--- BEGIN Dataset section ---

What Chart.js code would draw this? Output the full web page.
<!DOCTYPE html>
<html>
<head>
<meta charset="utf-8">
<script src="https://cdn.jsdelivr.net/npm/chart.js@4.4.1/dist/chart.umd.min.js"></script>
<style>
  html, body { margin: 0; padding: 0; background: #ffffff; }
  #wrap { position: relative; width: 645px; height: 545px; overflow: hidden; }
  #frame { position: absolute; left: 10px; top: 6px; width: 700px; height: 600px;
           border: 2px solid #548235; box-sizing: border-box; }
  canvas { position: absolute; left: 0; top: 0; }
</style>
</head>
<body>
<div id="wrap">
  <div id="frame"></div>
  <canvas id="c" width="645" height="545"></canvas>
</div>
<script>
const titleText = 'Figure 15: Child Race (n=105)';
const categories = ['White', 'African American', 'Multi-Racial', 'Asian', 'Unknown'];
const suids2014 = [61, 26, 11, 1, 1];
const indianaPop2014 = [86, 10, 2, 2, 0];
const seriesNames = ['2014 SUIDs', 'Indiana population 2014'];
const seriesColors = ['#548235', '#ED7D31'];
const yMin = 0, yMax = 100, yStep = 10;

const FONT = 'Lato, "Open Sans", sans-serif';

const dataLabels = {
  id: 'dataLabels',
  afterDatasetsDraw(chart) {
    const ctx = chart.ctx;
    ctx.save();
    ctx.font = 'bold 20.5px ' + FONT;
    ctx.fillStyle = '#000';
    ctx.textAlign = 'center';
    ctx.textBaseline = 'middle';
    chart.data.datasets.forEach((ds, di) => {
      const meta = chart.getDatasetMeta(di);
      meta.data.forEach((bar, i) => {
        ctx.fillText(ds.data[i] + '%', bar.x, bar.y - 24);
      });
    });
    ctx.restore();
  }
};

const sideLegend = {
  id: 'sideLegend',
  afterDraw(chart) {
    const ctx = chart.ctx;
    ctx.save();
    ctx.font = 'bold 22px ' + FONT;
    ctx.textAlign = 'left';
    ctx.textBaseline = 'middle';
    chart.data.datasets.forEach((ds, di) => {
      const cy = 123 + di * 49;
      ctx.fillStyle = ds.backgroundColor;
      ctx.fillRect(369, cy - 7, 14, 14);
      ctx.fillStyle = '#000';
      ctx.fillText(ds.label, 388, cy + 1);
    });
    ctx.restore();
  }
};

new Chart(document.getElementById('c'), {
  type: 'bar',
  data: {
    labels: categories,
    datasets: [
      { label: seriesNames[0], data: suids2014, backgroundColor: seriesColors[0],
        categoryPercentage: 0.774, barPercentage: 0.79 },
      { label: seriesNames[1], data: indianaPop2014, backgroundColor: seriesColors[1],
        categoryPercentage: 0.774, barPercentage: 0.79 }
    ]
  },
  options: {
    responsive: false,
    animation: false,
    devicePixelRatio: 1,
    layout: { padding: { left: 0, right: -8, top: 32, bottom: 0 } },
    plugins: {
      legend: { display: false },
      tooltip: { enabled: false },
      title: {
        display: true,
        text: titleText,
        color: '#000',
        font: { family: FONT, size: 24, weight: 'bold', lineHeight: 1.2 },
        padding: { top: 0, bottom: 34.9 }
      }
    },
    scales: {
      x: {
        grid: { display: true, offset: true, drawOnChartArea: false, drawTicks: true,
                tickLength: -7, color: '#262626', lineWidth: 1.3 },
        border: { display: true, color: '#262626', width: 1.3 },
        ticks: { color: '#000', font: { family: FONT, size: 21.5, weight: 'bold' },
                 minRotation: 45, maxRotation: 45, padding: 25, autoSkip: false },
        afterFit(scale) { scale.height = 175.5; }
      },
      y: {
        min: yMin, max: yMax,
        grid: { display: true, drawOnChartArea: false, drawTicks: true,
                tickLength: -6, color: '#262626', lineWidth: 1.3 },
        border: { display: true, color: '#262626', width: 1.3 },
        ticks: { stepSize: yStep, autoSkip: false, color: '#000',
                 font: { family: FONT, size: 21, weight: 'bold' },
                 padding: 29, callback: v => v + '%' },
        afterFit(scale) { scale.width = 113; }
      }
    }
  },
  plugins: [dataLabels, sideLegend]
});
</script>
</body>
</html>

--- END Dataset section ---

Reproduce the material above without altering a single character.

Task answer:
What Chart.js code would draw this? Output the full web page.
<!DOCTYPE html>
<html>
<head>
<meta charset="utf-8">
<script src="https://cdn.jsdelivr.net/npm/chart.js@4.4.1/dist/chart.umd.min.js"></script>
<style>
  html, body { margin: 0; padding: 0; background: #ffffff; }
  #wrap { position: relative; width: 645px; height: 545px; overflow: hidden; }
  #frame { position: absolute; left: 10px; top: 6px; width: 700px; height: 600px;
           border: 2px solid #548235; box-sizing: border-box; }
  canvas { position: absolute; left: 0; top: 0; }
</style>
</head>
<body>
<div id="wrap">
  <div id="frame"></div>
  <canvas id="c" width="645" height="545"></canvas>
</div>
<script>
const titleText = 'Figure 15: Child Race (n=105)';
const categories = ['White', 'African American', 'Multi-Racial', 'Asian', 'Unknown'];
const suids2014 = [61, 26, 11, 1, 1];
const indianaPop2014 = [86, 10, 2, 2, 0];
const seriesNames = ['2014 SUIDs', 'Indiana population 2014'];
const seriesColors = ['#548235', '#ED7D31'];
const yMin = 0, yMax = 100, yStep = 10;

const FONT = 'Lato, "Open Sans", sans-serif';

const dataLabels = {
  id: 'dataLabels',
  afterDatasetsDraw(chart) {
    const ctx = chart.ctx;
    ctx.save();
    ctx.font = 'bold 20.5px ' + FONT;
    ctx.fillStyle = '#000';
    ctx.textAlign = 'center';
    ctx.textBaseline = 'middle';
    chart.data.datasets.forEach((ds, di) => {
      const meta = chart.getDatasetMeta(di);
      meta.data.forEach((bar, i) => {
        ctx.fillText(ds.data[i] + '%', bar.x, bar.y - 24);
      });
    });
    ctx.restore();
  }
};

const sideLegend = {
  id: 'sideLegend',
  afterDraw(chart) {
    const ctx = chart.ctx;
    ctx.save();
    ctx.font = 'bold 22px ' + FONT;
    ctx.textAlign = 'left';
    ctx.textBaseline = 'middle';
    chart.data.datasets.forEach((ds, di) => {
      const cy = 123 + di * 49;
      ctx.fillStyle = ds.backgroundColor;
      ctx.fillRect(369, cy - 7, 14, 14);
      ctx.fillStyle = '#000';
      ctx.fillText(ds.label, 388, cy + 1);
    });
    ctx.restore();
  }
};

new Chart(document.getElementById('c'), {
  type: 'bar',
  data: {
    labels: categories,
    datasets: [
      { label: seriesNames[0], data: suids2014, backgroundColor: seriesColors[0],
        categoryPercentage: 0.774, barPercentage: 0.79 },
      { label: seriesNames[1], data: indianaPop2014, backgroundColor: seriesColors[1],
        categoryPercentage: 0.774, barPercentage: 0.79 }
    ]
  },
  options: {
    responsive: false,
    animation: false,
    devicePixelRatio: 1,
    layout: { padding: { left: 0, right: -8, top: 32, bottom: 0 } },
    plugins: {
      legend: { display: false },
      tooltip: { enabled: false },
      title: {
        display: true,
        text: titleText,
        color: '#000',
        font: { family: FONT, size: 24, weight: 'bold', lineHeight: 1.2 },
        padding: { top: 0, bottom: 34.9 }
      }
    },
    scales: {
      x: {
        grid: { display: true, offset: true, drawOnChartArea: false, drawTicks: true,
                tickLength: -7, color: '#262626', lineWidth: 1.3 },
        border: { display: true, color: '#262626', width: 1.3 },
        ticks: { color: '#000', font: { family: FONT, size: 21.5, weight: 'bold' },
                 minRotation: 45, maxRotation: 45, padding: 25, autoSkip: false },
        afterFit(scale) { scale.height = 175.5; }
      },
      y: {
        min: yMin, max: yMax,
        grid: { display: true, drawOnChartArea: false, drawTicks: true,
                tickLength: -6, color: '#262626', lineWidth: 1.3 },
        border: { display: true, color: '#262626', width: 1.3 },
        ticks: { stepSize: yStep, autoSkip: false, color: '#000',
                 font: { family: FONT, size: 21, weight: 'bold' },
                 padding: 29, callback: v => v + '%' },
        afterFit(scale) { scale.width = 113; }
      }
    }
  },
  plugins: [dataLabels, sideLegend]
});
</script>
</body>
</html>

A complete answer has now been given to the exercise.